After serving in World War II, Michaels joined the New Delhi bureau of the United Press wire service in the last months of the Raj. In 1948, he beat the competition (by several minutes) to the biggest story of his life: the assassination of Mahatma Gandhi. It was his story that was carried on the frontpages of most of the big newspapers around the world the next day. He has visited and reported on India several times over the years and his magazine continues to cover the subcontinent on a regular basis.

Below is an excerpt from the first story to announce the death of the Mahatma & and another from the funeral coverage the next day.

Gandhi's Assassination: 'Bapu [father] is finished'
By James Michaels

[excerpt begins]

New Delhi, January 30, 1948: Mohandas K. Gandhi was assassinated today by a Hindu extremist whose act plunged India into sorrow and fear.

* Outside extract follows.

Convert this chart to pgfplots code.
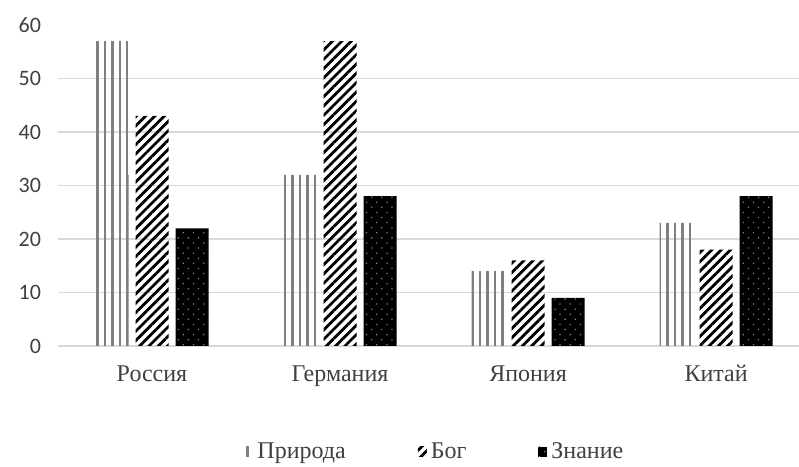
\documentclass[border=0pt]{standalone}
\usepackage{fontspec}
\setmainfont{Liberation Serif}
\newfontfamily\numfont{Carlito}
\usepackage{pgfplots}
\pgfplotsset{compat=1.18}
\usetikzlibrary{patterns.meta, calc}

\definecolor{gridgray}{HTML}{D9D9D9}
\definecolor{txtgray}{HTML}{404040}
\definecolor{linegray}{HTML}{7F7F7F}

\pgfplotstableread{
x nature god know
0 57 43 22
1 32 57 28
2 14 16 9
3 23 18 28
}\data

\begin{document}
\begin{tikzpicture}
\begin{axis}[
  name=main,
  scale only axis,
  width=370.5pt, height=160.5pt,
  ybar=3.5pt,
  bar width=16.5pt,
  xmin=-0.5, xmax=3.441,
  ymin=0, ymax=60,
  ytick={0,10,...,50},
  extra y ticks={60},
  extra y tick style={grid=none},
  xtick={0,1,2,3},
  xticklabels={Россия, Германия, Япония, Китай},
  ymajorgrids,
  major grid style={gridgray, line width=0.8pt},
  axis line style={draw=none},
  major tick length=0pt,
  /pgf/number format/assume math mode=true,
  yticklabel style={font=\numfont\fontsize{11}{13}\selectfont, color=txtgray, xshift=-5pt},
  xticklabel style={font=\fontsize{12}{14}\selectfont, color=txtgray, yshift=-7pt,
    text height=1.6ex, text depth=0.5ex},
  legend style={at={(0.51,-0.33)}, anchor=center, draw=none, fill=none,
    legend columns=-1, font=\fontsize{12}{14}\selectfont, text=txtgray,
    /tikz/every even column/.append style={column sep=34pt}},
  legend image code/.code={\path[#1] (0pt,-2.5pt) rectangle (4.5pt,2.5pt);},
  clip=false,
]
\addplot[draw=none, pattern={Lines[angle=90, distance=3.75pt, line width=1.2pt]}, pattern color=linegray] table[x=x, y=nature] {\data};
\addplot[draw=none, pattern={Lines[angle=45, distance=3.3pt, line width=1.4pt]}, pattern color=black] table[x=x, y=god] {\data};
\addplot[draw=none, fill=black, postaction={pattern={Dots[distance=3.6pt, angle=45, radius=0.45pt]}, pattern color=gray}] table[x=x, y=know] {\data};
\legend{Природа, Бог, Знание}
\end{axis}
\pgfresetboundingbox
\useasboundingbox ($(main.south west)+(-29pt,-60.5pt)$) rectangle ($(main.north east)+(0pt,12.5pt)$);
\end{tikzpicture}
\end{document}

Rioting broke out immediately in Bombay.

The seventy-eight-year-old leader whose people had christened him the Great Soul of India died at 5:45 p.m. (7:15 a.m. EST) with his head cradled in the lap of his sixteen-year-old granddaughter, Mani.

Just half an hour before, a Hindu fanatic, Ram Naturam, had pumped three bullets from a revolver into Gandhi's frail body, emaciated by years of fasting and asceticism.

Gandhi was shot in the luxurious gardens of Birla House in the presence of one thousand of his followers, whom he was leading to the little summer pagoda where it was his habit to make his evening devotions.

Dressed as always in his homespun sacklike dhoti, and leaning heavily on a staff of stout wood, Gandhi was only a few feet from the pagoda when the shots were fired.

Gandhi crumpled instantly, putting his hand to his forehead in the Hindu gesture of forgiveness to his assassin. Three bullets penetrated his body at close range, one in the upper right thigh, one in the abdomen, and one in the chest.

He spoke no word before he died. A moment before he was shot he said--some witnesses believed he was speaking to the assassin--"You are late."

The assassin had been standing beside the garden path, his hands folded, palms together, before him in the Hindu gesture of greeting. But between his palms he had concealed a small-caliber revolver. After pumping three bullets into Gandhi at a range of a few feet, he fired a fourth shot in an attempt at suicide, but the bullet merely creased his scalp.
[excerpt ends]

o o o o o

Creamation: 'Gandhi Still Lives'
By James Michaels

[excerpt begins]

New Delhi, January 31, 1948: The body of sainted Mohandas K. Gandhi today was committed to the flames of the burning ghat as violence touched off by his assassination flared anew in Bombay.

The ancient Hindu ceremonial was carried out on the banks of the Jumna, one of the five sacred rivers of India, in a demonstration of national grief.

Devadas Gandhi, eldest son of the slain leader, touched fire to the pyre to consume the earhtly remains of India's great soul.

For the moment India's capital was unified by grief over Gandhi's death.

His body was borne through the streets of New Delhi and Old Delhi in such a procession as India had never seen. As the cortege passed, the hundreds of thousands of mourners left their places and followed the bier in a procession that wound more than five miles long behind Gandhi's body.

At the banks of the Jumna, the huge mass of humanity, wailing and weeping, packed around the newly bricked burning platform for as far as the eye could see.

Gandhi's body was placed on the pyre with wood heaped below and around it.

While the crowd raised a cry: "Gandhi! Gandhi! Gandhi!" Devadas began the ceremony.
[excerpt ends]

From "A Treasury of Great Reporting: Literature Under Pressure from the Sixteenth Century to Our Own Time" edited by Louis L. Snyder (Simon & Schuster 1949).